Glossary · UK
What is Points-Based Penalty System (MTD)?
HMRC's penalty regime for late VAT and Making Tax Digital for Income Tax submissions, where a taxpayer accrues a point for each missed deadline and only faces a fixed £200 financial penalty once a points threshold is reached.
Full Definition
The points-based penalty system is HMRC's replacement for the old automatic late-filing penalties, first introduced for VAT returns and being extended to Self Assessment as Making Tax Digital for Income Tax is rolled out from April 2026. Rather than an immediate financial penalty for every single late submission, a taxpayer receives one penalty point each time they miss a submission deadline. Once the points reach a threshold that depends on how frequently returns are due -- 4 points for annual filers, 5 points for quarterly filers (relevant to most people brought into MTD for Income Tax), and 5 points for monthly filers -- a fixed £200 penalty is charged, and a further £200 penalty is charged for each subsequent late submission while at the threshold.
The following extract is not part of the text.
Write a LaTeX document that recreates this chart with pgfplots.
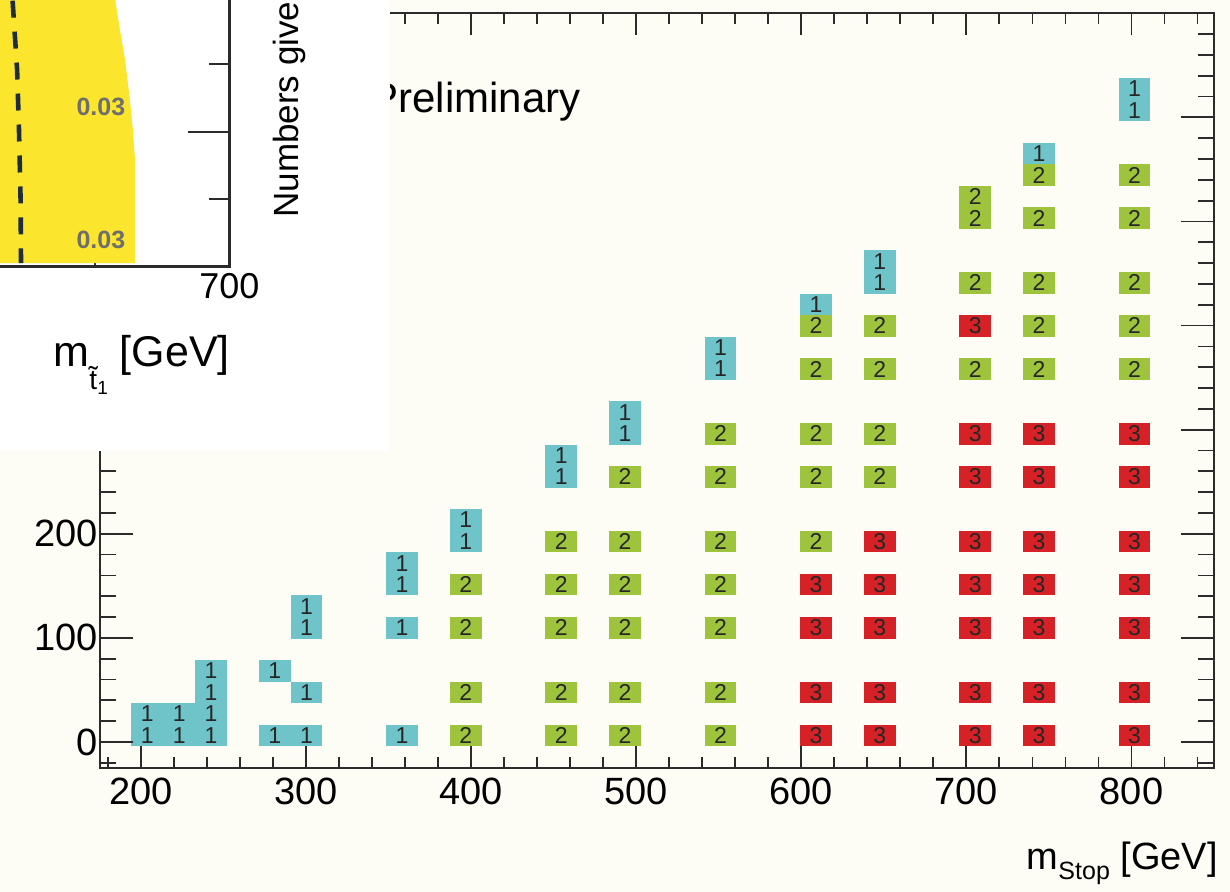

Points expire automatically after 24 months, provided the taxpayer has both filed on time throughout a fixed compliance period and brought all outstanding submissions up to date. Separately, late payment penalties still apply on unpaid tax: broadly a 3% penalty if tax is 15 days late, a further 3% at 30 days, and an ongoing daily rate at 31 days or more, alongside interest on the outstanding balance at the Bank of England base rate plus a margin. The points system is designed to be more forgiving of a single, one-off missed deadline than the old regime, while still penalising a persistent pattern of late filing.